Ironically for an organization which oversees student elections, the UBE is - go figure, or did you see this one coming - appointed by an oligarchic selection committee. This Hoos Who of life on Grounds includes the Student Council president, the chair of the Honor Committee, the chair of the University Judiciary Committee and the president of the fourth-year trustees. The last seat is reserved for the outgoing UBE chair, who must have invited himself to this high stakes table. Together, this committee amounts to just another squeeze of the fifteen secretarial minutes of fame for these student connoisseurs of committees. For those concerned that this selection committee exerts too much influence on the election board, they can rest assured the UBE does little.
Or maybe we are being too hard on them. UBE gets the word out about voting, as evidenced by this year's 33 percent participation rate which was, after all, up from last year's 32.

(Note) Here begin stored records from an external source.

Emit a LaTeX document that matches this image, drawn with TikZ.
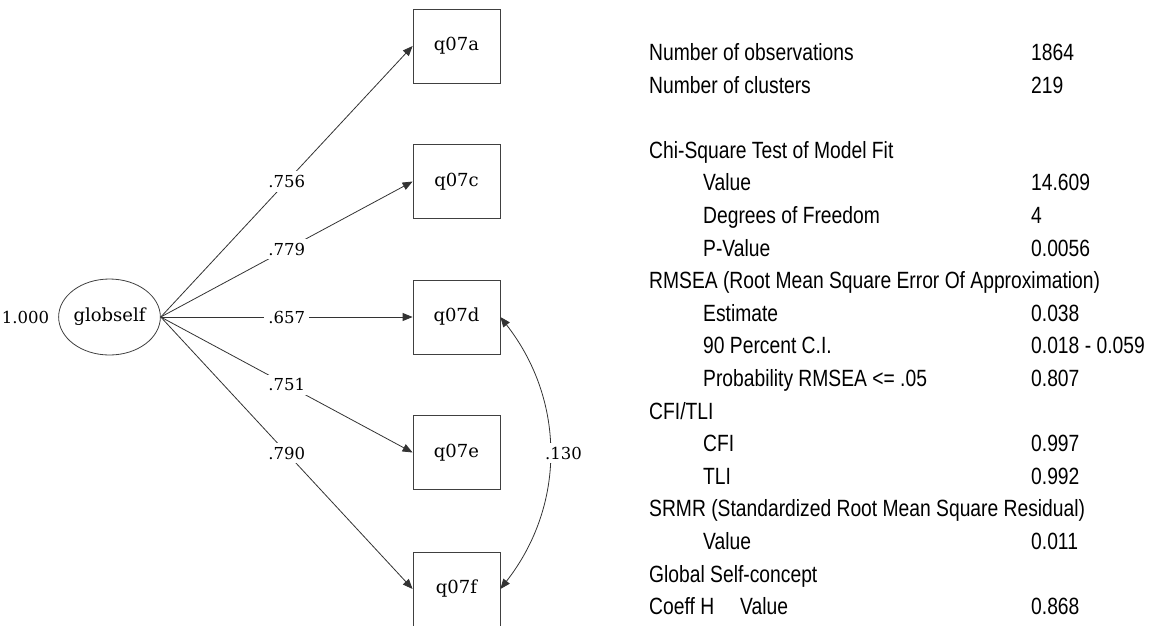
\documentclass[tikz,border=0pt]{standalone}
\usepackage{fontspec}
\setmainfont{DejaVu Serif}
\newfontfamily\narrowsans[FakeStretch=0.82]{Liberation Sans}
\usepackage{tikz}
\usetikzlibrary{shapes.geometric, arrows.meta, positioning}

\begin{document}
\begin{tikzpicture}[x=1pt, y=-1pt,
    latent/.style = {ellipse, draw=black!75, line width=0.8pt, minimum width=87pt, minimum height=76pt, inner sep=0pt, font=\fontsize{18}{20}\selectfont},
    indicator/.style = {rectangle, draw=black!75, line width=0.8pt, minimum width=87pt, minimum height=74pt, inner sep=0pt, font=\fontsize{18}{20}\selectfont},
    coef/.style = {fill=white, inner sep=4pt, font=\fontsize{16.5}{18}\selectfont},
    load/.style = {draw=black!80, line width=0.8pt, -{Triangle[length=10pt, width=8pt]}},
    cov/.style = {draw=black!80, line width=0.8pt, {Triangle[length=10pt, width=8pt]}-{Triangle[length=10pt, width=8pt]}},
    fitlab/.style = {anchor=base west, inner sep=0pt, font=\narrowsans\fontsize{23.5}{26}\selectfont}
]
\useasboundingbox (0,0) rectangle (1154,625);

% Nodes
\node (globself) [latent] at (109.5,317) {globself};
\node (gvar) [coef, inner sep=2pt, left=7pt of globself] {1.000};

% Loadings
\foreach \n/\y/\c in {a/46/.756, c/181.5/.779, d/317/.657, e/452.5/.751, f/589/.790} {
  \node (q07\n) [indicator] at (456.5,\y) {q07\n};
  \draw [load] (globself.east) -- node[coef] (l\n) {\c} (q07\n.west);
}

% Residual covariance
\draw [cov] (q07d.east) to[bend left=38] node[coef, xshift=14pt] (rdf) {.130} (q07f.east);

% Fit summary
\foreach \k/\x/\txt in {0/649/Number of observations, 1/649/Number of clusters,
    3/649/Chi-Square Test of Model Fit, 4/703/Value, 5/703/Degrees of Freedom, 6/703/P-Value,
    7/649/RMSEA (Root Mean Square Error Of Approximation), 8/703/Estimate, 9/703/90 Percent C.I.,
    10/703/Probability RMSEA <= .05, 11/649/{CFI/TLI}, 12/703/CFI, 13/703/TLI,
    14/649/SRMR (Standardized Root Mean Square Residual), 15/703/Value,
    16/649/Global Self-concept, 17/649/\makebox[91pt][l]{Coeff H}Value}
  \node (fit\k) [fitlab] at (\x,{60.5+32.6*\k}) {\txt};

\foreach \k/\v in {0/1864, 1/219, 4/14.609, 5/4, 6/0.0056, 8/0.038, 9/0.018 - 0.059,
    10/0.807, 12/0.997, 13/0.992, 15/0.011, 17/0.868}
  \node (val\k) [fitlab] at (1031,{60.5+32.6*\k}) {\v};

\end{tikzpicture}
\end{document}
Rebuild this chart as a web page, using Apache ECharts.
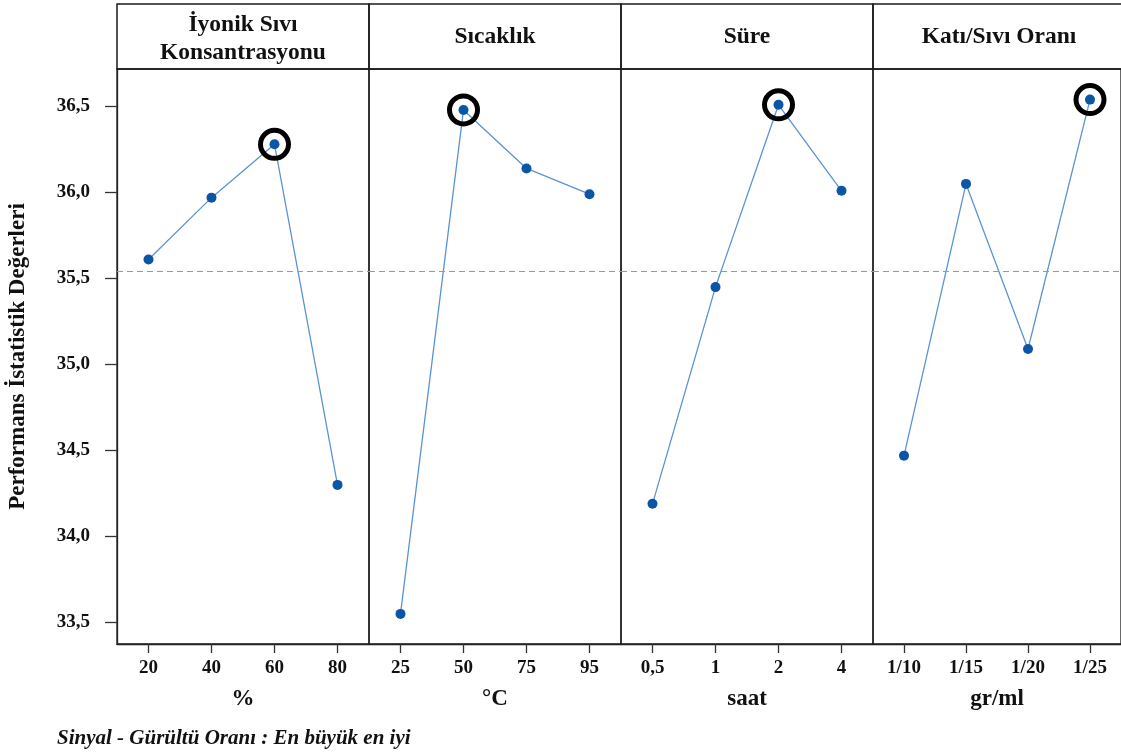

This negligible rise in voter turnout ran against a voting window which was actually shortened this year from last. After years of scheming, weeks of flyering and whole days of doing interviews on the part of the candidates, the actual slot in which students could cast their votes began Monday, Feb. 20 and originally was scheduled to end that Thursday, until a glitch in the online voting pushed the deadline to 1 p.m. Friday.
Having one election day or, as was the case last year, an even longer period lasting through Sunday would make sense, but a chunk of the week will not cut it. 1 p.m. on a Friday is when most students would be just freed from class obligations to sit down and ballot up, and ending the voting period so abruptly makes it seem as if the UBE doesn't want our votes.
The problem with UBE across the board is publicity. Few students were aware of the shortened time slot to submit their ballot. As noble as it was for the candidates themselves to remind us to vote, the existence of the UBE means this should not have been necessary. An organization ordained to oversee our elections should be given and should utilize as many resources as its candidates to ensure the one event it plans all year goes smoothly.
Not to mention the composition of the results themselves was transmitted poorly. It was not made clear in the voter guide how many winners would come out of races when multiple spots were open. Moreover, races with only one winner were organized along rounds, and further preferences were redirected to corresponding candidates in successive wave pools of voting. Hence, those who voted first for candidates who ended up having the least amount of votes in the first round saw their second-place votes subsequently distributed in the second round. After the second round of voting, those whose first or second preference fell on the candidate now eliminated saw the next mark in their preferences assigned accordingly, and so on. While confusing, this is okay, and legitimate, but students should have been told beforehand the consequences of what preferences they did or did not hold.
The UBE does little all year and does not show up when demanded. Well, to whom can we go to vote this board out?